3. Encryption and PII Protection ¶
- At rest: customer data stores and backups are encrypted using Google-managed encryption or equivalent managed cloud encryption.
- In transit: TLS is used on network paths.
- Secrets: managed through Google Secret Manager; secrets are not stored in source code or build logs.
- PII minimization: where direct identifiers are not required for third-party generative AI processing, identifiers such as names, email addresses, and phone numbers may be masked with placeholders before model calls, then re-associated inside Heyou.
4. Access Control ¶
- SSO support via standard enterprise identity protocols.
- MFA enforced for internal administrators.
- Role-based access controls in-product.
- Audit logs available for relevant administrative and security events.
- Production access is limited to approved operational needs and governed by least-privilege principles.
- Access reviews and prompt revocation processes are maintained.
5. Software Development Lifecycle ¶
- Code review required for production changes.

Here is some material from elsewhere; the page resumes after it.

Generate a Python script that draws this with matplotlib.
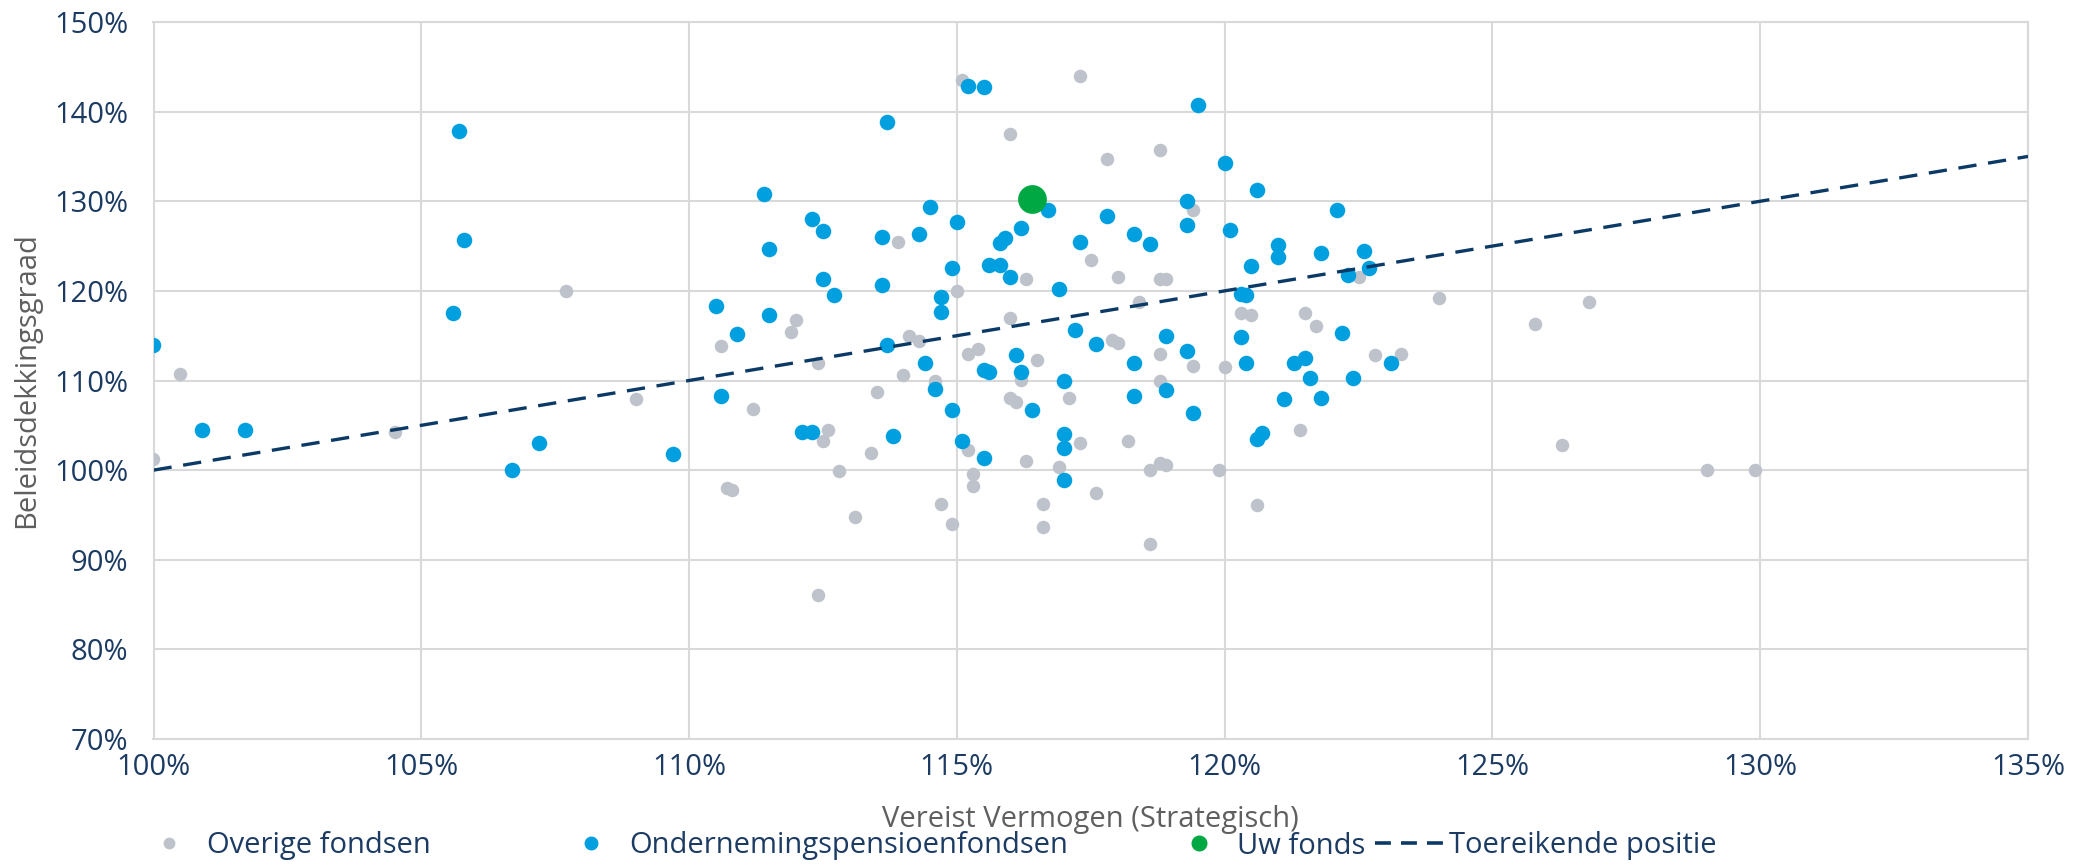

- Branch protection for production branches.
- Static analysis, dependency scanning, and secrets scanning in CI.
- Vulnerability scanning of applications and infrastructure.
- Dependency patching based on severity.
- Change management with rollback procedures.
6. Vulnerability Management ¶
- Continuous scanning of infrastructure and applications.
- Coordinated vulnerability disclosure via security@heyou.com.
- Good-faith vulnerability reports are welcomed and handled under Heyou’s coordinated disclosure process.
- Third-party penetration testing and remediation tracking are performed as part of the security program.
7. Monitoring and Incident Response ¶
- 24/7 on-call coverage.
- Documented incident-response runbooks.
- Centralized security and audit logs.
- Post-incident review process.
- Customer notification for confirmed material security incidents involving Customer Data in accordance with the DPA.
8. Business Continuity and Disaster Recovery ¶
- Encrypted backups.
- Recovery processes aligned with service availability objectives.
- Disaster-recovery and crisis-response procedures.
- Testing and tabletop exercises as appropriate to the maturity of the program.
9. People ¶
- Confidentiality agreements for personnel.
- Security and privacy training.
- Role-based training for functions with elevated access.
- Secure device-management practices, including disk encryption and patching.
10. Vendor Management ¶
- Risk-tiered vendor assessment before onboarding.
- Contractual controls including DPA, security addendum where applicable, and confidentiality commitments.
- Re-review for critical vendors.
- Subprocessor change notification in accordance with the DPA.